As much as I have critique for the HTML data in the disorderly form I wrote, the other two can look alot like it. If you deconstruct json data, you’ll find that its names look strikingly similar to the HTML. Additionally, the xml data will fit in exactly the same places. I don’t recommend doing this for any practical usage but it makes you think.
rbind(
unlist(jsonData),
unlist(xmlData)
)
## title author1 author2 author3 author4
## [1,] "Elementary Topology" "O Viro" "O Ivanov" "V Kharlamov" "N Netsvetaev"
## [2,] "Elementary Topology" "O Viro" "O Ivanov" "V Kharlamov" "N Netsvetaev"
## website
## [1,] "http://www.math.uu.se/~oleg/educ-texts.html"
## [2,] "http://www.math.uu.se/~oleg/educ-texts.html"
## title author
## [1,] "Vector Bundles and K-Theory" "A Hatcher"
## [2,] "Vector Bundles and K-Theory" "A Hatcher"
## website
## [1,] "http://www.math.cornell.edu/~hatcher"
## [2,] "http://www.math.cornell.edu/~hatcher"
## title author1
## [1,] "Automorphisms of Surfaces after Nielsen and Thurston" "A J Casson"
## [2,] "Automorphisms of Surfaces after Nielsen and Thurston" "A J Casson"
## author2 publisher year price
## [1,] "S A Bleiler" "Cambridge University Press" "1988" "$15"
## [2,] "S A Bleiler" "Cambridge University Press" "1988" "$15"

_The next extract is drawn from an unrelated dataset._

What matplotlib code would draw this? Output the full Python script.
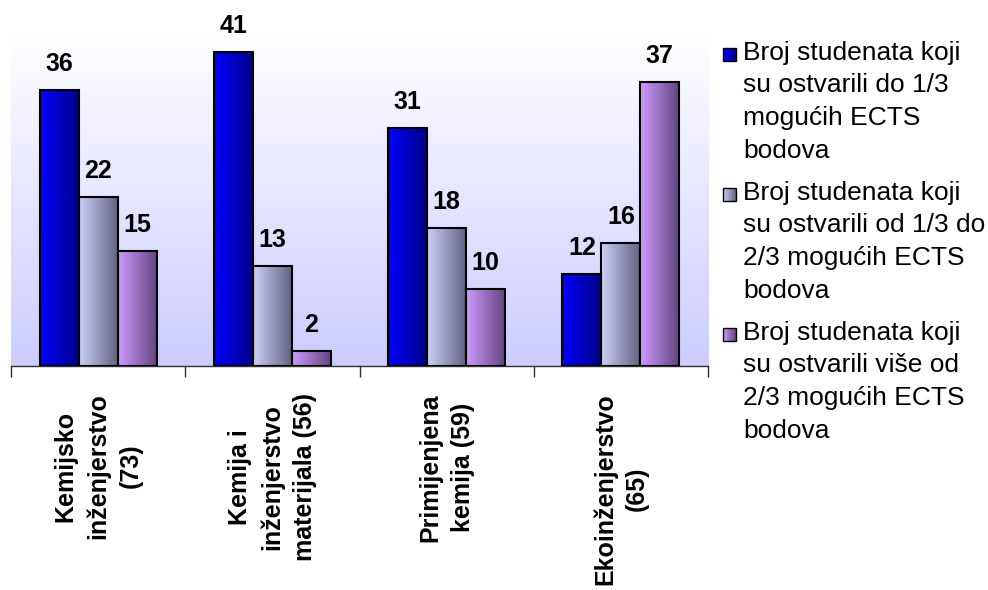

They’re pretty similar, generally speaking. There’s probably a correct way to do the HTML table but a frontend dev is meant to write that. The XML tree is a bit more strict so every array needs to be named. Hypothetically, there’s ways to make cleaner tables in R but I never figured out where a clean enumerator is for that. Personally, I think navigating a tree structure is R’s major weakness but I digress.